Upon motion of plaintiffs, the district court ordered that defendants provide notice of the Agreed Final Judgment to the members of the class and that objections be filed by August 15, 1985. On September 12, 1985, the court conducted a hearing to consider objections to the proposed Agreed Final Judgment. At that time, the court rejected the concerns expressed in two letters filed by class members. The court further stated that because the relief requested was analogous to affirmative action, the decree would have to be temporary in nature.

Plaintiffs' counsel objected, expressing concern that once the final judgment order was dissolved, defendants would be compelled for financial or political reasons to return to their prior practices, thereby prompting future litigation. Counsel further objected on the grounds that the parties had not agreed to any temporal limitations.

On September 25, 1985, the court entered its Order, which states in part:

The Court will approve the substance of the Agreed Final Judgment. Nevertheless, upon further consideration and after considering the objections of Plaintiffs' counsel, the Court finds that the relief embodied in Agreed Final Judgment is analogous to affirmative action and, therefore, the decree must be temporary in nature and must terminate when the conditions prompting this action have been corrected. Vanguards of Cleveland v. City of Cleveland, 753 F.2d 479 (6th Cir.1985). Accordingly,

IT IS HEREBY ORDERED AND ADJUDGED that all objections filed by class members are hereby overruled, and that the Agreed Final Judgment is approved and hereby entered as a final judgment in this case subject to the conditions imposed by this Court as stated hereafter.

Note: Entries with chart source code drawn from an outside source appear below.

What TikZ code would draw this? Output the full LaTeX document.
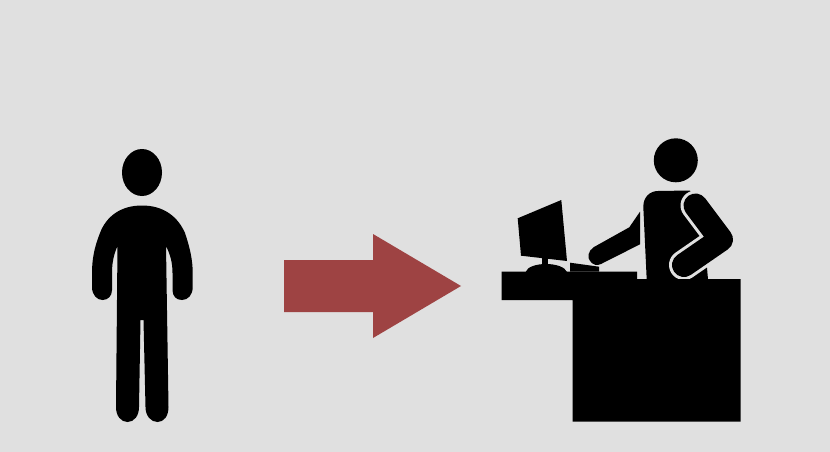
\documentclass[tikz,border=0pt]{standalone}
\definecolor{bgc}{HTML}{E0E0E0}
\definecolor{arrowc}{HTML}{9E4343}
\tikzset{ink/.style={fill=black,draw=none}}
\begin{document}
\begin{tikzpicture}[x=1pt,y=-1pt]
\fill[bgc] (0,0) rectangle (830,452);
\useasboundingbox (0,0) rectangle (830,452);
% standing person
\fill[ink] (142,172.5) ellipse [x radius=20,y radius=23.5];
\fill[ink] (142,205.5) .. controls (120,205.5) and (106,217) .. (100,233)
  .. controls (94,248) and (92,260) .. (92,273) -- (92,287)
  .. controls (92,295) and (97,300) .. (102.5,300)
  .. controls (108,300) and (112,296) .. (112,290) -- (112,273)
  .. controls (112,262) and (114,254) .. (117.5,246)
  -- (116,407) .. controls (116,416) and (121,422) .. (127.5,422)
  .. controls (134,422) and (139,416) .. (139,407)
  -- (140.5,320) -- (143.5,320) -- (145.5,407)
  .. controls (145.5,416) and (151,422) .. (157.5,422)
  .. controls (164,422) and (168.5,416) .. (168.5,407)
  -- (166,246) .. controls (170,254) and (172.5,262) .. (172.5,273) -- (172.5,290)
  .. controls (172.5,296) and (176,300) .. (182,300)
  .. controls (188,300) and (192.7,295) .. (192.7,287) -- (192.7,273)
  .. controls (192.7,260) and (190,248) .. (185,233)
  .. controls (178,217) and (164,205.5) .. (142,205.5) -- cycle;
% arrow
\fill[arrowc] (284,260) -- (373,260) -- (373,234) -- (461,286) -- (373,338) -- (373,312) -- (284,312) -- cycle;
% monitor
\fill[ink] (517.7,218.3) -- (561.3,200) -- (567,261) -- (521,255.7) -- cycle;
\fill[ink] (541.7,255) rectangle (548,266);
\fill[ink] (525.7,272) .. controls (527,267) and (536,264) .. (546,264) .. controls (556,264) and (565,267) .. (567,272) -- cycle;
% keyboard
\fill[ink] (570,262.7) -- (599,266.7) -- (599,271.7) -- (570,271.7) -- cycle;
% seated person
\fill[ink] (675.8,160.3) circle (22);
\fill[ink] (640,211.7) -- (629.3,227.3) -- (594,247) .. controls (588,250.5) and (587,258) .. (590,261)
  .. controls (593,265) and (597,266) .. (601,264) -- (640,244.3) -- cycle;
\fill[ink] (646.7,279.5) -- (643.3,206.7) .. controls (643.3,197) and (650,191) .. (658,191)
  -- (690,190.5) -- (700,215) -- (706.5,262) -- (708,279.5) -- cycle;
\draw[bgc,line width=30,line cap=round,line join=round] (695.5,205.5) -- (721,239.5) -- (684,265);
\draw[black,line width=24,line cap=round,line join=round] (695.5,205.5) -- (721,239.5) -- (684,265);
% desk
\fill[ink] (501.7,271.7) -- (637,271.7) -- (637,279) -- (740.5,279) -- (740.5,421.5) -- (572.5,421.5) -- (572.5,300) -- (501.7,300) -- cycle;
\end{tikzpicture}
\end{document}
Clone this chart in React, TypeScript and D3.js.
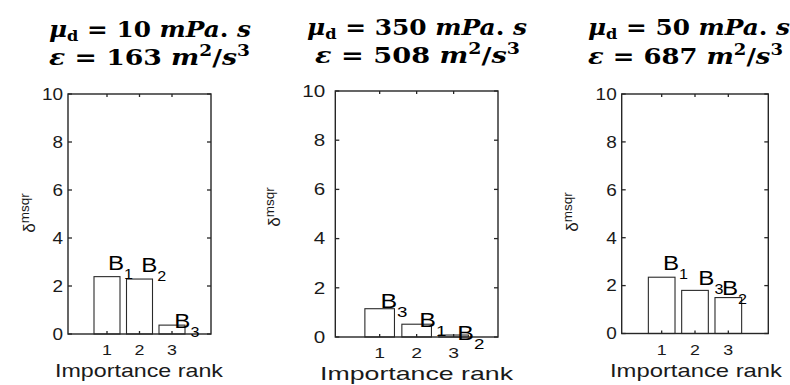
import React from "react";
import * as d3 from "d3";

// ---- data ----
const ranks = [1, 2, 3];
const yTicks = [0, 2, 4, 6, 8, 10];
const muValues = ["10", "350", "50"];
const epsValues = ["163", "508", "687"];
const deltaP1 = [2.39, 2.29, 0.37];
const deltaP2 = [1.15, 0.52, 0.08];
const deltaP3 = [2.35, 1.8, 1.5];
const subsP1 = ["1", "2", "3"];
const subsP2 = ["3", "1", "2"];
const subsP3 = ["1", "3", "2"];
const labelXP1 = [1.03, 2.05, 3.07];
const labelYP1 = [2.67, 2.58, 0.25];
const labelXP2 = [1.02, 2.07, 3.1];
const labelYP2 = [1.17, 0.42, -0.12];
const labelXP3 = [1.04, 2.1, 2.81];
const labelYP3 = [2.65, 2.02, 1.6];
const xLabel = "Importance rank";
const xDomain = [-0.2, 4.2];
const yDomain = [0, 10];

const panelValues = [deltaP1, deltaP2, deltaP3];
const panelSubs = [subsP1, subsP2, subsP3];
const panelLX = [labelXP1, labelXP2, labelXP3];
const panelLY = [labelYP1, labelYP2, labelYP3];

// ---- layout ----
const layout = [
  { x0: 68, x1: 211, y0: 334, y1: 94, tX1: 49, tX2: 49, tW1: 202, tW2: 201, tb1: 37, tb2: 65, xlabX: 55, xlabW: 168, xlabB: 377, tickB: 355, ylabX: 35, ylabCY: 213, yGap: 5, bFont: 21, sFont: 14, sx: 1.15 },
  { x0: 335.3, x1: 498, y0: 337, y1: 91, tX1: 307, tX2: 315, tW1: 220, tW2: 205, tb1: 35, tb2: 63, xlabX: 320, xlabW: 193, xlabB: 380, tickB: 358, ylabX: 280, ylabCY: 207, yGap: 10, bFont: 20, sFont: 15, sx: 1.25 },
  { x0: 621.7, x1: 768.3, y0: 333.5, y1: 94, tX1: 588, tX2: 588, tW1: 202, tW2: 195, tb1: 35, tb2: 64, xlabX: 610, xlabW: 172, xlabB: 377, tickB: 355, ylabX: 578, ylabCY: 212, yGap: 5, bFont: 21, sFont: 14, sx: 1.15 },
];

const SANS = "'Liberation Sans', Arial, sans-serif";
const SERIF = "'DejaVu Serif', serif";
const AX = "#262626";

function Panel({ i }: { i: number }) {
  const L = layout[i];
  const x = d3.scaleLinear().domain(xDomain).range([L.x0, L.x1]);
  const y = d3.scaleLinear().domain(yDomain).range([L.y0, L.y1]);
  const vals = panelValues[i];
  return (
    <g>
      {/* titles */}
      <text x={L.tX1} y={L.tb1} textLength={L.tW1} lengthAdjust="spacingAndGlyphs" fontFamily={SERIF} fontWeight="bold" fontSize={23} fill="#000">
        <tspan fontStyle="italic">μ</tspan>
        <tspan fontSize={15} dy={4}>d</tspan>
        <tspan dy={-4}>{` = ${muValues[i]} `}</tspan>
        <tspan fontStyle="italic">mPa</tspan>
        <tspan>.</tspan>
        <tspan fontStyle="italic"> s</tspan>
      </text>
      <text x={L.tX2} y={L.tb2} textLength={L.tW2} lengthAdjust="spacingAndGlyphs" fontFamily={SERIF} fontWeight="bold" fontSize={23} fill="#000">
        <tspan fontStyle="italic">ε</tspan>
        <tspan>{` = ${epsValues[i]} `}</tspan>
        <tspan fontStyle="italic">m</tspan>
        <tspan fontSize={16} dy={-9}>2</tspan>
        <tspan dy={9}>/</tspan>
        <tspan fontStyle="italic">s</tspan>
        <tspan fontSize={16} dy={-9}>3</tspan>
      </text>

      {/* bars */}
      {ranks.map((r, k) => (
        <rect key={"b" + k} x={x(r - 0.4)} y={y(vals[k])} width={x(r + 0.4) - x(r - 0.4)} height={y(0) - y(vals[k])} fill="#fff" stroke="#2a2a2a" strokeWidth={1.1} />
      ))}

      {/* axes box */}
      <rect x={L.x0} y={L.y1} width={L.x1 - L.x0} height={L.y0 - L.y1} fill="none" stroke={AX} strokeWidth={1.4} />
      {yTicks.map((t) => (
        <g key={"yt" + t}>
          <line x1={L.x0} x2={L.x0 + 4} y1={y(t)} y2={y(t)} stroke={AX} strokeWidth={1.3} />
          <line x1={L.x1} x2={L.x1 - 4} y1={y(t)} y2={y(t)} stroke={AX} strokeWidth={1.3} />
          <text transform={`translate(${L.x0 - L.yGap},${y(t) + 5.8}) scale(${L.sx},1)`} textAnchor="end" fontFamily={SANS} fontSize={16.5} fill="#1a1a1a">{t}</text>
        </g>
      ))}
      {ranks.map((r) => (
        <g key={"xt" + r}>
          <line x1={x(r)} x2={x(r)} y1={L.y0} y2={L.y0 - 3} stroke={AX} strokeWidth={1.3} />
          <line x1={x(r)} x2={x(r)} y1={L.y1} y2={L.y1 + 3} stroke={AX} strokeWidth={1.3} />
          <text transform={`translate(${x(r)},${L.tickB}) scale(${L.sx},1)`} textAnchor="middle" fontFamily={SANS} fontSize={15.5} fill="#1a1a1a">{r}</text>
        </g>
      ))}

      {/* bar labels */}
      {ranks.map((r, k) => (
        <text key={"l" + k} transform={`translate(${x(panelLX[i][k])},${y(panelLY[i][k])}) scale(${L.sx},1)`} fontFamily={SANS} fontSize={L.bFont} fill="#000">
          B<tspan fontSize={L.sFont} dy={9}>{panelSubs[i][k]}</tspan>
        </text>
      ))}

      {/* axis labels */}
      <text x={L.xlabX} y={L.xlabB} textLength={L.xlabW} lengthAdjust="spacingAndGlyphs" fontFamily={SANS} fontSize={19} fill="#1a1a1a">{xLabel}</text>
      <text transform={`translate(${L.ylabX},${L.ylabCY}) rotate(-90)`} textAnchor="middle" fontFamily={SANS} fontSize={17} fill="#1a1a1a">
        δ<tspan fontSize={13.5} dy={-6}>msqr</tspan>
      </text>
    </g>
  );
}

export default function App() {
  return (
    <svg width={790} height={385} viewBox="0 0 790 385" style={{ position: "absolute", left: 0, top: 0, background: "#fff" }}>
      <rect x={0} y={0} width={790} height={385} fill="#fff" />
      {[0, 1, 2].map((i) => (
        <Panel key={i} i={i} />
      ))}
    </svg>
  );
}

IT IS FURTHER ORDERED AND ADJUDGED that Plaintiffs [sic] request for a permanent injunction is denied. A temporary injunction is granted which, in substance, requires the Defendants to comply with their agreement as embodied in the Agreed Final Judgment.

IT IS FURTHER ORDERED AND ADJUDGED that there shall be monitoring of compliance with the Agreed Final Judgment in accordance [with] the provisions of the Monitoring and Compliance Document attached hereto as "Exhibit A" and incorporated herein by reference.

* * *

IT IS FURTHER ORDERED AND ADJUDGED that the Agreed Final Judgment herein shall be in full force and effect from the date of this order until such time as the final report of the monitor shall have been completed and submitted to the Court, and the parties have had a reasonable opportunity to comment on that report. At such time, unless good cause be shown why the injunction should not be dissolved, it will be dissolved. In the event that the monitor finds that Defendants are not in full compliance with each provision of the Consent Decree, and such noncompliance is not found to be due to considerations fully outside the control of the Defendants, the Decree shall continue in full force and effect until such time as the monitor certifies to this Court that there is compliance and that there has been for a period not less than 180 days. In the event of such noncompliance, it is the decision of the Court that Defendants shall bear the expense of retaining the monitor for any excess period in which his services are required. In no event shall the Consent Decree herein be valid for a period of less than three years and six months, and in no event shall the Consent Decree be valid for a period of more than five years and six months unless the monitor is unable to certify to the Court full compliance with the Decree has occurred for the 180 days immediately preceding the date upon which termination of the Decree is contemplated.

Joint Appendix at 154-55.

Attached to the Order is a document entitled "Monitoring and Compliance Document," which is incorporated by reference into the Order. The Monitoring and Compliance Document provides for the appointment of a compliance officer who is to conduct periodic investigations and prepare detailed written reports for the court.

II.

Plaintiffs' argument that the district court erred under Fed.R.Civ.P. 23(e) in sua sponte modifying the terms of the negotiated class action consent decree finds support in a recent decision by the Supreme Court. In Evans v. Jeff D., --- U.S. ----, 106 S.Ct.